Nineteenth century women’s fashions were rather impractical for life in Minnesota. In 1914, a woman who had arrived as a young girl in Minneapolis in 1856–two years before Minnesota became a state–remembers the challenges of winter when you had to wear a hoop skirt, like the two women pictured above. She told the Book Committee of the Daughters of the American Revolution that:
“No one who was used to an eastern climate had any idea how to dress out here when they first came. I wore hoops and a low necked waist just as other little girls did.
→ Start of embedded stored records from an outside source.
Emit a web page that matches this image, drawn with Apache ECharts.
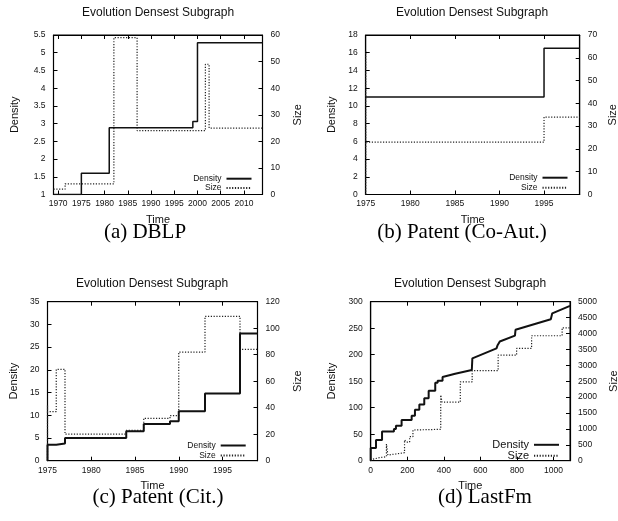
<!DOCTYPE html>
<html><head><meta charset="utf-8">
<script src="https://cdn.jsdelivr.net/npm/echarts@6/dist/echarts.min.js"></script>
<style>html,body{margin:0;padding:0;background:#fff}#c{width:618px;height:521px}</style>
</head><body><div id="c"></div>
<script>
// ---------- data ----------
// (a) DBLP
const dblpDensityTime = [1969, 1975, 1981, 1999, 2000, 2014];
const dblpDensity     = [1, 1.6, 2.88, 3.06, 5.28, 5.28];
const dblpSizeTime    = [1969, 1971.5, 1982, 1987, 2001.7, 2002.5, 2014];
const dblpSize        = [2, 4, 59, 24, 49, 25, 25];
const dblpXTicks      = [1970, 1975, 1980, 1985, 1990, 1995, 2000, 2005, 2010];

// (b) Patent (Co-Aut.)
const coautDensityTime = [1975, 1995, 1999];
const coautDensity     = [11, 16.5, 16.5];
const coautSizeTime    = [1975, 1975, 1975, 1995, 1999];
const coautSize        = [0, 63, 23, 34, 34];

// (c) Patent (Cit.)
const citDensityTime = [1975, 1975, 1976, 1977, 1984, 1986, 1989, 1990, 1993, 1997, 1999];
const citDensity     = [0, 3.5, 3.8, 5, 6.5, 8.1, 8.7, 10.9, 14.8, 28, 28];
const citSizeTime    = [1975, 1975, 1975, 1976, 1977, 1984, 1986, 1989, 1990, 1993, 1997, 1999];
const citSize        = [0, 42, 37, 69, 20, 23, 32, 34, 82, 109, 84, 84];

// (d) LastFm  (corner points of the traced curves)
const fmDensityTime = [0,0,29,29,62,62,127,127,138,138,169,169,224,224,242,242,266,266,293,293,317,317,353,353,366,366,393,393,462,553,556,688,694,706,789,792,985,993,1090];
const fmDensity     = [0,24,24,39,39,55,55,60,60,66,66,77,77,85,85,96,96,106,106,118,118,132,132,147,147,151,151,158,164,171,193,212,218,225,236,247,267,278,292];
const fmSizeTime    = [0,5,12,12,47,47,86,86,94,94,101,101,137,137,185,185,195,195,213,213,231,231,240,240,383,383,390,390,490,490,555,555,697,697,798,798,880,880,1047,1047,1090];
const fmSize        = [0,50,50,95,95,126,126,525,525,179,179,211,211,252,252,650,650,587,587,755,755,965,965,987,987,2066,2066,1840,1840,2480,2480,2830,2830,3320,3320,3530,3530,3930,3930,4180,4180];

const titles   = ['Evolution Densest Subgraph','Evolution Densest Subgraph','Evolution Densest Subgraph','Evolution Densest Subgraph'];
const captions = ['(a) DBLP', '(b) Patent (Co-Aut.)', '(c) Patent (Cit.)', '(d) LastFm'];

// ---------- build ----------
const zip = (a, b) => a.map((v, i) => [v, b[i]]);
const SANS = 'Liberation Sans, Arial, Helvetica, sans-serif';
const SERIF = 'Liberation Serif, Times New Roman, serif';
const INK = '#111';
const plain = v => String(v);

const panels = [
  { grid:{left:53.5, top:35, width:209, height:159.5},
    x:{min:1969, max:2014, custom:dblpXTicks},
    y1:{min:1, max:5.5, interval:0.5}, y2:{min:0, max:60, interval:10},
    dens: zip(dblpDensityTime, dblpDensity), size: zip(dblpSizeTime, dblpSize), step:true,
    dGap:33, sGap:30, tGap:19.5, dW:1.5,
    legend:{right:618-252.5, top:174.2, font:8.5, gap:0.4},
    title:[158, 13], caption:[145, 232] },
  { grid:{left:365.7, top:35, width:214, height:159.5},
    x:{min:1975, max:1999, interval:5},
    y1:{min:0, max:18, interval:2}, y2:{min:0, max:70, interval:10},
    dens: zip(coautDensityTime, coautDensity), size: zip(coautSizeTime, coautSize), step:true,
    dGap:28.5, sGap:28, tGap:19.5, dW:1.5,
    legend:{right:618-568.5, top:173.2, font:8.5, gap:1},
    title:[472, 13], caption:[462, 232] },
  { grid:{left:47.5, top:301.7, width:210, height:159},
    x:{min:1975, max:1999, interval:5},
    y1:{min:0, max:35, interval:5}, y2:{min:0, max:120, interval:20},
    dens: zip(citDensityTime, citDensity), size: zip(citSizeTime, citSize), step:true,
    dGap:28.5, sGap:34.5, tGap:19.5, dW:2,
    legend:{right:618-246.7, top:441, font:8.5, gap:1},
    title:[152, 284], caption:[158, 497] },
  { grid:{left:370.7, top:301.7, width:199.3, height:159},
    x:{min:0, max:1090, interval:200},
    y1:{min:0, max:300, interval:50}, y2:{min:0, max:5000, interval:500},
    dens: zip(fmDensityTime, fmDensity), size: zip(fmSizeTime, fmSize), step:false,
    dGap:33.5, sGap:38, tGap:20, dW:2,
    legend:{right:618-560, top:439.3, font:11, gap:0},
    title:[470, 284], caption:[485, 497] }
];

const axisLine = {show:true, onZero:false, lineStyle:{color:'#000', width:1.2}};
const tick = {show:true, inside:true, length:4, lineStyle:{color:'#000', width:1}};
const lab = {color:INK, fontSize:8.5, fontFamily:SANS, formatter:plain};
const nameStyle = {color:INK, fontSize:11, fontFamily:SANS};

const grid = [], xAxis = [], yAxis = [], series = [], legend = [], graphic = [];

panels.forEach((p, i) => {
  grid.push(Object.assign({show:true, borderColor:'#000', borderWidth:1, containLabel:false, outerBoundsMode:'none'}, p.grid));
  const xBase = {type:'value', gridIndex:i, min:p.x.min, max:p.x.max, splitLine:{show:false}, axisLine};
  const xTick = Object.assign({}, tick);
  const xLab = Object.assign({}, lab, {margin:5, showMinLabel:true, showMaxLabel:false});
  if (p.x.custom) {
    xTick.customValues = p.x.custom; xLab.customValues = p.x.custom; xLab.showMaxLabel = true;
  } else { xBase.interval = p.x.interval; }
  xAxis.push(Object.assign({}, xBase, {position:'bottom', axisTick:xTick, axisLabel:xLab,
    name:'Time', nameLocation:'middle', nameGap:p.tGap, nameTextStyle:nameStyle}));
  xAxis.push(Object.assign({}, xBase, {position:'top', axisTick:xTick, axisLabel:{show:false}}));
  yAxis.push({type:'value', gridIndex:i, position:'left', min:p.y1.min, max:p.y1.max, interval:p.y1.interval,
    splitLine:{show:false}, axisLine, axisTick:tick, axisLabel:Object.assign({}, lab, {margin:8}),
    name:'Density', nameLocation:'middle', nameGap:p.dGap, nameRotate:90, nameTextStyle:nameStyle});
  yAxis.push({type:'value', gridIndex:i, position:'right', min:p.y2.min, max:p.y2.max, interval:p.y2.interval,
    splitLine:{show:false}, axisLine, axisTick:tick, axisLabel:Object.assign({}, lab, {margin:8}),
    name:'Size', nameLocation:'middle', nameGap:p.sGap, nameRotate:90, nameTextStyle:nameStyle});
  series.push({name:'Density', type:'line', xAxisIndex:2*i, yAxisIndex:2*i, data:p.dens,
    step:p.step ? 'end' : false, symbol:'none', lineStyle:{color:INK, width:p.dW, type:'solid'}, itemStyle:{color:INK}, z:3});
  series.push({name:'Size', type:'line', xAxisIndex:2*i, yAxisIndex:2*i+1, data:p.size,
    step:p.step ? 'end' : false, symbol:'none', lineStyle:{color:'#222', width:1.2, type:[1.2,1.6]}, itemStyle:{color:'#222'}, z:2});
  legend.push({data:['Density','Size'], orient:'vertical', align:'right', right:p.legend.right, top:p.legend.top,
    padding:0, itemGap:p.legend.gap, itemWidth:25, itemHeight:8, selectedMode:false,
    itemStyle:{color:'rgba(0,0,0,0)', borderColor:'rgba(0,0,0,0)', borderWidth:0, opacity:0},
    textStyle:{color:INK, fontSize:p.legend.font, fontFamily:SANS, lineHeight:p.legend.font}});
  graphic.push({type:'text', x:p.title[0], y:p.title[1], style:{text:titles[i], fill:INK, fontSize:12, fontFamily:SANS, align:'center', verticalAlign:'middle'}});
  graphic.push({type:'text', x:p.caption[0], y:p.caption[1], style:{text:captions[i], fill:'#000', fontSize:21, fontFamily:SERIF, align:'center', verticalAlign:'middle'}});
});

const chart = echarts.init(document.getElementById('c'));
chart.setOption({animation:false, backgroundColor:'#fff', grid, xAxis, yAxis, series, legend, graphic});
</script></body></html>
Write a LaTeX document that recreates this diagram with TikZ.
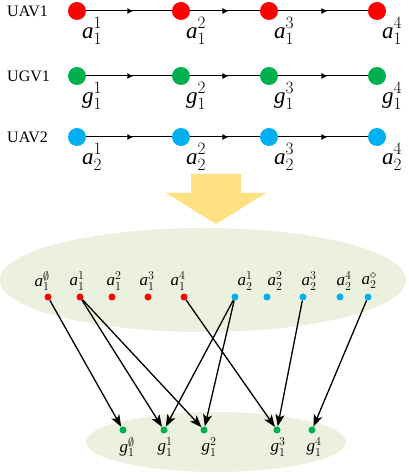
\documentclass[tikz,border=0pt]{standalone}
\usepackage{fontspec}
\setmainfont{Liberation Serif}
\usetikzlibrary{arrows.meta, decorations.markings}
\definecolor{uavred}{RGB}{255,0,0}
\definecolor{ugvgreen}{RGB}{0,176,80}
\definecolor{uavblue}{RGB}{0,176,240}
\definecolor{paleolive}{RGB}{235,241,222}
\definecolor{goldlight}{RGB}{255,224,130}

\begin{document}
\begin{tikzpicture}[
                x=1pt, y=1pt,
                bigdot/.style={shape=circle, minimum size=18pt, inner sep=0pt},
                smalldot/.style={shape=circle, minimum size=7pt, inner sep=0pt},
                steplabel/.style={inner sep=0pt, font=\fontsize{23}{23}\selectfont},
                setlabel/.style={inner sep=0pt, font=\fontsize{17}{17}\selectfont},
                flow/.style={line width=1pt, postaction={decorate},
                    decoration={markings, mark=at position 0.55 with {\arrow{Latex[length=6pt,width=6pt]}}}},
                match/.style={line width=1.3pt, -{Stealth[length=12pt,width=9pt,inset=3pt]}}
                ]
                \useasboundingbox (0,0) rectangle (408,474);

                %% Trajectories
                \foreach \row/\y/\col/\letter/\sub/\tag in {1/463/uavred/a/1/UAV1, 2/398/ugvgreen/g/1/UGV1, 3/337/uavblue/a/2/UAV2} {
                    \node[font=\fontsize{16}{18}\selectfont, anchor=west, inner sep=0pt] (tag\row) at (7,\y) {\tag};
                    \foreach \k/\x in {1/77, 2/181, 3/269, 4/377} {
                        \node[bigdot, fill=\col] (r\row n\k) at (\x,\y) {};
                        \node[steplabel] (r\row l\k) at (\x+15,\y-20) {$\mathit{\letter}^{\k}_{\sub}$};
                    }
                    \draw[flow] (r\row n1) -- (r\row n2);
                    \draw[flow] (r\row n2) -- (r\row n3);
                    \draw[flow] (r\row n3) -- (r\row n4);
                }

                %% Big arrow
                \fill[goldlight] (191,300) -- (241,300) -- (241,281) -- (266,281) -- (216,250) -- (166,281) -- (191,281) -- cycle;

                %% Sets
                \fill[paleolive] (203,194) ellipse (203 and 52);
                \fill[paleolive] (216,32) ellipse (130 and 30);

                % UAV points
                \foreach \name/\x/\lx/\sup in {ao/48/42/\emptyset, a1/80/77/1, a2/112/114/2, a3/148/147/3, a4/184/178/4} {
                    \node[smalldot, fill=uavred] (\name) at (\x,177) {};
                    \node[setlabel] (l\name) at (\lx,193) {$\mathit{a}^{\sup}_{1}$};
                }
                \foreach \name/\x/\lx/\sup in {b1/235/245/1, b2/267/275/2, b3/303/309/3, b4/340/344/4, bd/368/369/\diamond} {
                    \node[smalldot, fill=uavblue] (\name) at (\x,177) {};
                    \node[setlabel] (l\name) at (\lx,193) {$\mathit{a}^{\sup}_{2}$};
                }

                % UGV points
                \foreach \name/\x/\lx/\sup in {go/123/127/\emptyset, g1/164/165/1, g2/204/209/2, g3/277/278/3, g4/312/314/4} {
                    \node[smalldot, fill=ugvgreen] (\name) at (\x,44) {};
                    \node[setlabel] (l\name) at (\lx,27) {$\mathit{g}^{\sup}_{1}$};
                }

                %% Assignments
                \draw[match] (ao) -- (go);
                \draw[match] (a1) -- (g1);
                \draw[match] (a1) -- (g2);
                \draw[match] (a4) -- (g3);
                \draw[match] (b1) -- (g1);
                \draw[match] (b1) -- (g2);
                \draw[match] (b3) -- (g3);
                \draw[match] (bd) -- (g4);
\end{tikzpicture}
\end{document}
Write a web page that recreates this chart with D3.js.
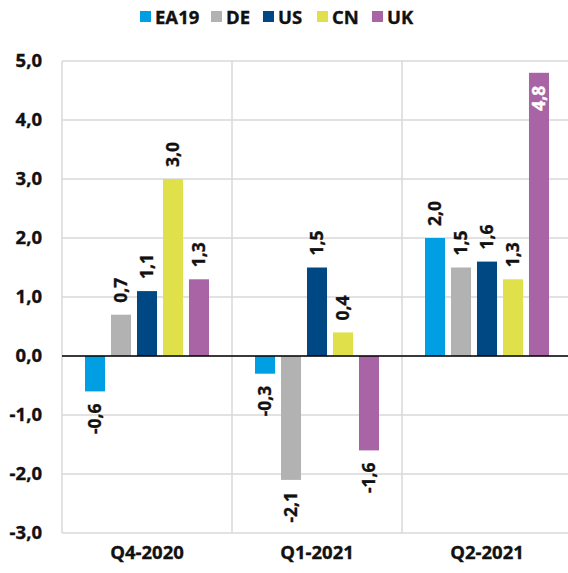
<!DOCTYPE html>
<html>
<head>
<meta charset="utf-8">
<script src="https://cdn.jsdelivr.net/npm/d3@7"></script>
<style>
  body { margin: 0; background: #fff; }
  svg text { font-family: "Open Sans", sans-serif; font-weight: bold; fill: #111; stroke: #111; stroke-width: 0.35px; }
</style>
</head>
<body>
<div id="chart"></div>
<script>
const quarters = ["Q4-2020", "Q1-2021", "Q2-2021"];
const seriesNames = ["EA19", "DE", "US", "CN", "UK"];
const seriesColors = ["#009fe3", "#b2b2b2", "#004884", "#dfe04a", "#a864a4"];
const ea19 = [-0.6, -0.3, 2.0];
const de = [0.7, -2.1, 1.5];
const us = [1.1, 1.5, 1.6];
const cn = [3.0, 0.4, 1.3];
const uk = [1.3, -1.6, 4.8];
const yTicks = [-3, -2, -1, 0, 1, 2, 3, 4, 5];

const values = [ea19, de, us, cn, uk];
const width = 568, height = 573;
const margin = { top: 61, right: -4, bottom: 40, left: 62 };

const svg = d3.select("#chart").append("svg")
    .attr("width", width)
    .attr("height", height);

const x0 = d3.scaleBand()
    .domain(quarters)
    .range([margin.left, width - margin.right]);

const x1 = d3.scaleBand()
    .domain(seriesNames)
    .range([0, x0.bandwidth()])
    .paddingInner(0.23)
    .paddingOuter(0.885);

const y = d3.scaleLinear()
    .domain([-3, 5])
    .range([height - margin.bottom, margin.top]);

// comma decimals and a plain hyphen for the minus sign
const locale = d3.formatLocale({ decimal: ",", thousands: ".", grouping: [3], currency: ["", ""], minus: "-" });
const fmt = locale.format(".1f");

// grid
svg.append("g")
    .selectAll("line")
    .data(yTicks)
    .join("line")
    .attr("x1", margin.left)
    .attr("x2", width)
    .attr("y1", d => y(d))
    .attr("y2", d => y(d))
    .attr("stroke", "#d9d9d9")
    .attr("stroke-width", 1.5);

svg.append("g")
    .selectAll("line")
    .data(quarters.concat(["end"]))
    .join("line")
    .attr("x1", (d, i) => margin.left + i * x0.bandwidth())
    .attr("x2", (d, i) => margin.left + i * x0.bandwidth())
    .attr("y1", y(5))
    .attr("y2", y(-3))
    .attr("stroke", "#d9d9d9")
    .attr("stroke-width", 1.5);

// y axis labels
const yAxis = svg.append("g")
    .attr("transform", `translate(${margin.left},0)`)
    .call(d3.axisLeft(y).tickValues(yTicks).tickFormat(fmt).tickSize(0).tickPadding(20));
yAxis.select(".domain").remove();
yAxis.selectAll("text")
    .attr("font-size", 18.5)
    .attr("font-family", null)
    .attr("fill", null);

// x axis labels
const xAxis = svg.append("g")
    .attr("transform", `translate(0,${y(-3)})`)
    .call(d3.axisBottom(x0).tickSize(0).tickPadding(13));
xAxis.select(".domain").remove();
xAxis.selectAll("text")
    .attr("font-size", 18.5)
    .attr("font-family", null)
    .attr("fill", null);

// bars
const rows = [];
quarters.forEach((q, qi) => {
    seriesNames.forEach((s, si) => {
        rows.push({ q, s, si, v: values[si][qi] });
    });
});

svg.append("g")
    .selectAll("rect")
    .data(rows)
    .join("rect")
    .attr("x", d => x0(d.q) + x1(d.s))
    .attr("width", x1.bandwidth())
    .attr("y", d => y(Math.max(0, d.v)))
    .attr("height", d => Math.abs(y(d.v) - y(0)))
    .attr("fill", d => seriesColors[d.si]);

// zero line
svg.append("line")
    .attr("x1", margin.left)
    .attr("x2", width)
    .attr("y1", y(0))
    .attr("y2", y(0))
    .attr("stroke", "#000")
    .attr("stroke-width", 1.5);

// value labels
svg.append("g")
    .selectAll("text")
    .data(rows)
    .join("text")
    .attr("transform", d => {
        const cx = x0(d.q) + x1(d.s) + x1.bandwidth() / 2;
        const inside = d.v > 4.5;
        let cy;
        if (inside) cy = y(d.v) + 13;
        else if (d.v >= 0) cy = y(d.v) - 12;
        else cy = y(d.v) + 12;
        return `translate(${cx},${cy}) rotate(-90)`;
    })
    .attr("text-anchor", d => (d.v > 4.5 || d.v < 0) ? "end" : "start")
    .attr("dy", "0.35em")
    .attr("font-size", 17.5)
    .style("fill", d => d.v > 4.5 ? "#fff" : "#111")
    .style("stroke", d => d.v > 4.5 ? "#fff" : "#111")
    .text(d => fmt(d.v));

// legend
const legendX = [140, 211, 263, 317, 372];
const legend = svg.append("g")
    .selectAll("g")
    .data(seriesNames)
    .join("g")
    .attr("transform", (d, i) => `translate(${legendX[i]},11)`);
legend.append("rect")
    .attr("width", 11)
    .attr("height", 11)
    .attr("fill", (d, i) => seriesColors[i]);
legend.append("text")
    .attr("x", 15)
    .attr("y", 6)
    .attr("dy", "0.36em")
    .attr("font-size", 18.5)
    .text(d => d);
</script>
</body>
</html>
I can remember the discussion that took place before a little merino sack was made for me. . . I must have looked like a little picked chicken with goose flesh all over me. Once before this costume was added to, by the little sack, my mother sent me for a jug of vinegar down to Helen Street and Washington Avenue South. I had on the same little hoops and only one thickness of cotton underclothing under them. It must have been twenty degrees below zero. I thought I would perish before I got there, but childlike, never peeped. When I finally reached home, they had an awful time thawing me out. The vinegar was frozen solid in the jug.”
Interview with Mrs. Charles Godley (nee Scrimgeour) for Old Rail Fence Corners, the ABCs of Minnesota History, which was put together by the historians of the Daughters of the American Revolution. The image of two women was taken in 1860 and is from the Minnesota Historical Society.